I started by checking the basics:
Source API: Was the new system feeding incorrect data? No issues there.
Transformed Reporting Tables: Were calculations or transformations misconfigured? Again, everything seemed correct.
Prepared Source Table: This is where I found something odd—unexpected null values in a key column.
This discovery puzzled me. The preceding step involved an upsert operation using Azure Data Factory’s data flows. Normally, if there were null values in critical key columns, Data Factory would raise an error. Yet, here was data that clearly broke this assumption.
My next step was checking the staging table. Strangely, there were no nulls there—the data was complete. It wasn’t long before I realized the real issue: data type mismatch. Specifically, the id column in the target table was configured as Int16, whereas the incoming data from the source was Int64. Azure Data Factory’s upsert silently converted incompatible values to null rather than throwing an explicit error.
To confirm my hypothesis, I conducted a small test. Changing the data type in my test environment from Int16 to Int64 immediately resolved the problem during the upsert operation.
Leveraging Delta Lake and Polars for Quick Fixes Since the client’s data architecture was built around a Lakehouse using Delta Tables, I had the flexibility to perform quick fixes directly on my local machine.

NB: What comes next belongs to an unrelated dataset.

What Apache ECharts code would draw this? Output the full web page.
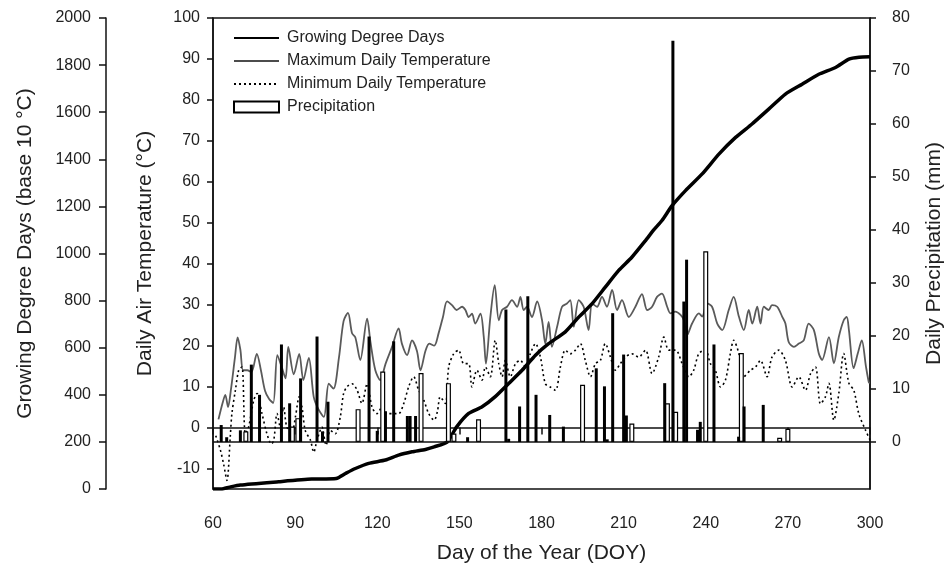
<!DOCTYPE html>
<html>
<head>
<meta charset="utf-8">
<script src="https://cdn.jsdelivr.net/npm/echarts@6/dist/echarts.min.js"></script>
<style>
html,body{margin:0;padding:0;background:#fff;}
#chart{width:947px;height:569px;}
</style>
</head>
<body>
<div id="chart"></div>
<script>
// ---------- DATA ----------
const xTicks = [60, 90, 120, 150, 180, 210, 240, 270, 300];
const tempTicks = [-10, 0, 10, 20, 30, 40, 50, 60, 70, 80, 90, 100];
const precipTicks = [0, 10, 20, 30, 40, 50, 60, 70, 80];

// Growing Degree Days (cumulative, base 10 °C)
const gddDays = [60,63,66,70,84,96,105,108.4,112,116.9,123,127.8,132.7,137.6,140.8,145.5,149,153.4,158.3,163,168,172.9,177.8,182.6,188.7,193.6,198.5,203.3,208.2,213,218,221,224,227.7,232.6,238.7,244.8,250.9,256.9,263,269.1,275.2,281.3,287.4,292.3,296,300];
const gddValues = [0,0,8,17,31,42,45,66,87,109,123,144,158,168,179,199,264,321,349,391,448,504,568,617,667,730,787,857,928,984,1055,1100,1140,1203,1267,1338,1422,1493,1550,1613,1677,1719,1761,1790,1825,1833,1835];

// Maximum daily temperature (°C)
const maxTempDays = [62,63.5,64.5,65.5,66.5,68,69,70,71,72.5,74,76,77.5,79,80.5,82,83.5,85,86.5,87.5,89.5,91.5,93,95,96.8,98.5,100.5,102.3,104,106,107.7,109.3,110.8,112,113.8,116.3,117.5,119.3,121.1,123,125.4,127.8,129,130.9,132.7,134.5,135.8,137.6,139,140.8,142.4,144,145.5,147.3,149,151,152.2,153.4,154.6,155.8,157.7,158.9,159.7,161.3,162.9,164.4,165.6,167.4,169.2,171.1,172.3,173.5,174.7,176.5,178.4,180.2,181.4,182.6,183.8,185.7,187.5,189.3,190.5,191.8,193.6,195.4,197.2,198.5,200.3,202.1,203.9,205.8,207.6,209.4,211.9,214.3,216.7,218.6,220.4,222.2,224,225.9,227.1,228.9,230.8,232,233.2,235,237.5,238.7,240.5,242.3,244.2,246,248.4,250.2,252.1,253.9,255.7,257,258.8,260,261.2,263,264.2,266.1,267.9,269.1,270.3,272.2,274,275.8,277.6,279.5,281.3,282.5,285,286.8,288.6,290.4,291.5,292.3,294,295.5,297,298.5,299.6,300];
const maxTempValues = [2,6,8,5,9,17,22,19,14,14,13.5,18,14,9,7,6,17.7,15,12,19.7,13,18,11.6,17,7.5,4.5,2.6,10.7,9.5,17,26,28,23,22,16.5,26.6,21,14,11.6,15.5,19.7,24.2,20.5,17.7,21.3,18.7,14,18.7,20.5,20,23,27,30.8,29.9,28.7,29.5,28.7,27,27.8,25.4,27.8,22.2,15.6,26.9,34.8,26.2,28.7,29.5,31.1,29.5,31.9,28.7,29.5,27,30.8,26.2,20.5,25.8,19.7,24.6,29.5,30.3,31.1,24.6,31.1,29.5,23.8,30.3,29.5,31.9,29.5,33.6,28.7,31.1,27,29.5,32.6,28.7,29.5,31.9,32.7,29.5,27.9,28.3,27.5,26.2,22.6,25.4,27.9,27.1,30.3,29.5,25.4,23.8,28.7,31.9,27.1,23.8,28.7,25.4,29.5,25.4,29.5,28.7,29.9,29.5,27.1,25.4,20.9,19.7,20.5,21.3,25.4,23.8,18.1,16.5,22.1,15.7,22.1,26.2,27,23.8,14.5,18,21.3,15,11,10.9];

// Minimum daily temperature (°C)
const minTempDays = [61,62.7,63.9,65.1,66.3,66.9,68.2,69.4,70.6,71.8,73,74.9,76.1,77.9,79.7,81.3,82.2,83.4,84.6,85.8,87,88.9,90.1,91.5,92.5,93.7,95.6,96.8,98,99.8,101.3,102.9,104.7,106.5,107.7,109,110.8,112.6,114.4,116.3,118.1,119.9,121.8,123.6,126,127.8,129.7,131.5,133.3,135.1,137,138.8,140.8,142,143,144.9,146.1,147.9,149.7,151.6,153.4,154.6,156.4,158.3,159.5,161.3,163.1,164.4,165.6,166.8,168.6,170.5,172.3,174.1,175.9,177.8,179.6,181.4,183.2,185.1,186.9,188.7,190.5,192.4,194.2,196,197.9,199.7,201.5,203.3,205.2,207,208.8,210.6,213.1,215.5,218,220.4,222.8,224.7,226.5,229,231.4,233.8,235.6,237.5,239.9,241.7,243.5,245.4,247.2,249,250.2,252.1,253.9,256.3,258.2,260,262.4,264.2,266.7,269.1,271.6,274,276.4,278.3,280.1,281.9,283.7,285,286.8,288.6,290.4,292.3,294.1,295.9,298.4,300];
const minTempValues = [-2,-5.5,-9,-12.9,-2.3,3.4,9.2,14,14.8,-1.5,0.1,6.7,8.3,3.4,-1.5,-4,-3.1,3.4,0.1,5,0.1,-0.7,2.6,7.5,5,-0.7,-3.1,-6,-3.1,0.1,-4.3,-0.7,-1.5,2.6,8.3,10,10.7,9.2,5.9,10.7,5,3.4,5,3.4,3.4,3.4,5.9,10,12.4,9.2,6.7,3.4,1.8,4,7.5,5.9,14.8,18,18.9,15.6,15.6,9.9,14,11.6,14.8,12.4,21.3,15.6,12.4,16.4,12.4,15.6,16.4,14.8,18,20.5,17.2,10.7,9.9,9.1,14.8,18.9,18,18.9,20.5,16.4,12.4,15.6,16.4,20.5,17.2,14,15.6,17.2,18,17.2,18.9,13.2,17.2,22.1,18.9,18.9,15.6,12.4,14,18.1,18.9,15.6,14,9.9,11.6,18.1,21.3,18.1,12.4,14,14.8,16.4,12.4,17.2,18.9,16.4,9.9,12.4,9.1,13.2,14.8,5.8,7.5,10.8,1.8,8.3,18.1,10.8,9.1,3.4,-0.7,-3];

// Daily precipitation (mm) - bars drawn solid in the reference
const rainSolidDays = [63,65,70,74,77,85,88,92,98,100,102,117,120,123,126,131,132,134,153,167,168,172,175,178,183,188,200,203,204,206,210,211,225,228,232,233,237,238,243,252,254,261];
const rainSolidMm = [3.2,0.9,2.2,14.6,8.9,18.4,7.3,12.0,19.9,2.0,7.6,19.9,2.1,5.8,19.0,4.9,4.9,4.9,0.9,25.0,0.6,6.7,27.5,8.9,5.1,2.9,13.9,10.5,0.5,24.3,16.5,5.0,11.1,75.7,26.5,34.4,2.3,3.8,18.4,1.0,6.7,7.0];
// Daily precipitation (mm) - bars drawn open in the reference
const rainOpenDays = [72,89,91,113,122,136,146,148,157,195,213,226,229,240,253,267,270];
const rainOpenMm = [2.0,2.9,4.5,6.2,13.3,13.0,11.1,1.6,4.3,10.8,3.5,7.3,5.7,36.0,16.8,0.8,2.5];

// ---------- CHART ----------
const pair = (xs, ys) => xs.map((x, i) => [x, ys[i]]);
const FONT = "'Liberation Sans', Arial, sans-serif";
const TXT = '#222';

const chart = echarts.init(document.getElementById('chart'), null, {renderer: 'canvas'});

const axisLineStyle = {lineStyle: {color: '#111', width: 1.5}};
const tickStyle = {lineStyle: {color: '#111', width: 1.5}};
const plain = v => String(v);

chart.setOption({
  animation: false,
  backgroundColor: '#fff',
  textStyle: {fontFamily: FONT},
  grid: {left: 213, right: 77, top: 18, bottom: 80, containLabel: false, outerBoundsMode: 'none',
         show: true, borderColor: '#111', borderWidth: 1.5, backgroundColor: 'transparent'},
  legend: {
    orient: 'vertical',
    left: 233, top: 30,
    padding: 0,
    itemWidth: 45, itemHeight: 11, itemGap: 7,
    textStyle: {fontSize: 16, color: TXT, fontFamily: FONT, padding: [0, 0, 0, 3]},
    data: [
      {name: 'Growing Degree Days', itemStyle: {opacity: 0}},
      {name: 'Maximum Daily Temperature', itemStyle: {opacity: 0}, lineStyle: {color: '#111', width: 1.5}},
      {name: 'Minimum Daily Temperature', itemStyle: {opacity: 0}},
      {name: 'Precipitation', icon: 'rect'}
    ]
  },
  xAxis: [
    {
      type: 'value', min: 60, max: 300, interval: 30,
      name: 'Day of the Year (DOY)', nameLocation: 'middle', nameGap: 54,
      nameTextStyle: {fontSize: 21, color: TXT, fontFamily: FONT},
      axisLine: axisLineStyle,
      axisTick: {show: true, length: 7, inside: false, ...tickStyle, customValues: xTicks},
      axisLabel: {fontSize: 16, color: TXT, margin: 27, fontFamily: FONT, customValues: xTicks, formatter: plain},
      splitLine: {show: false}
    },
    {
      type: 'value', min: 60, max: 300, show: false, gridIndex: 0
    }
  ],
  yAxis: [
    {
      type: 'value', min: -15, max: 100, position: 'left',
      name: 'Daily Air Temperature (°C)', nameLocation: 'middle', nameGap: 57,
      nameTextStyle: {fontSize: 21, color: TXT, fontFamily: FONT},
      axisLine: {show: true, ...axisLineStyle},
      axisTick: {show: true, length: 6, ...tickStyle, customValues: tempTicks},
      axisLabel: {fontSize: 16, color: TXT, margin: 13, fontFamily: FONT, customValues: tempTicks, formatter: plain},
      splitLine: {show: false}
    },
    {
      type: 'value', min: 0, max: 2000, interval: 200, position: 'left', offset: 107,
      name: 'Growing Degree Days (base 10 °C)', nameLocation: 'middle', nameGap: 70,
      nameTextStyle: {fontSize: 21, color: TXT, fontFamily: FONT},
      axisLine: {show: true, ...axisLineStyle},
      axisTick: {show: true, length: 7, ...tickStyle},
      axisLabel: {fontSize: 16, color: TXT, margin: 15, fontFamily: FONT, formatter: plain},
      splitLine: {show: false}
    },
    {
      type: 'value', min: -8.87, max: 80, position: 'right',
      name: 'Daily Precipitation (mm)', nameLocation: 'middle', nameGap: 54, nameRotate: 90,
      nameTextStyle: {fontSize: 21, color: TXT, fontFamily: FONT},
      axisLine: {show: true, ...axisLineStyle},
      axisTick: {show: true, length: 6, ...tickStyle, customValues: precipTicks},
      axisLabel: {fontSize: 16, color: TXT, margin: 22, fontFamily: FONT, customValues: precipTicks, formatter: plain},
      splitLine: {show: false}
    }
  ],
  series: [
    {
      name: 'Growing Degree Days', type: 'line', xAxisIndex: 0, yAxisIndex: 1,
      data: pair(gddDays, gddValues), showSymbol: false, symbol: 'none', smooth: 0.2,
      lineStyle: {color: '#000', width: 3.5}, itemStyle: {color: '#000'}, z: 3
    },
    {
      name: 'Maximum Daily Temperature', type: 'line', xAxisIndex: 0, yAxisIndex: 0,
      data: pair(maxTempDays, maxTempValues), showSymbol: false, symbol: 'none', smooth: 0.3,
      lineStyle: {color: '#5a5a5a', width: 1.8}, itemStyle: {color: '#111'}, z: 2
    },
    {
      name: 'Minimum Daily Temperature', type: 'line', xAxisIndex: 0, yAxisIndex: 0,
      data: pair(minTempDays, minTempValues), showSymbol: false, symbol: 'none', smooth: 0.3,
      lineStyle: {color: '#000', width: 1.6, type: [2, 3]}, itemStyle: {color: '#000'}, z: 2
    },
    {
      name: 'Precipitation', type: 'bar', xAxisIndex: 0, yAxisIndex: 2,
      data: pair(rainOpenDays, rainOpenMm), barWidth: 5,
      itemStyle: {color: '#fff', borderColor: '#000', borderWidth: 1.2},
      markLine: {
        silent: true, symbol: 'none', label: {show: false},
        lineStyle: {color: '#111', width: 1.5, type: 'solid'},
        data: [{yAxis: 0}]
      },
      z: 4
    },
    {
      name: 'Precipitation (solid)', type: 'bar', xAxisIndex: 1, yAxisIndex: 2,
      data: pair(rainSolidDays, rainSolidMm), barWidth: 3,
      itemStyle: {color: '#000'},
      z: 5
    }
  ]
});
</script>
</body>
</html>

Instead of spinning up an entire Spark session (slow and resource-intensive), I turned to lighter, faster libraries—Polars and DeltaLake—to resolve the issue efficiently.
Here’s how I handled the cleanup and schema correction with a straightforward Python script:
import os
import polars as pl
from deltalake import DeltaTable
storage_options = {
"ACCOUNT_NAME": "client-account-name"
"ACCESS_KEY": os.getenv["ACCESS_KEY"]
}
# get the delta table and delete faulty records
dt = DeltaTable(
"path/to/table",
storage_options=storage_options
)
# .delete() accepts SQL clause
dt.delete("key_column is null")
# read the table
df = pl.read_delta(
"path/to/table",
storage_options=storage_options
)
# Cast to new type
df = df.cast({"key_column": pl.Int64})
# Overwrite the table and its schema
df.write_delta(
"path/to/table",
storage_options=storage_options,
mode="overwrite",
delta_write_options={"schema_mode": "overwrite"}
)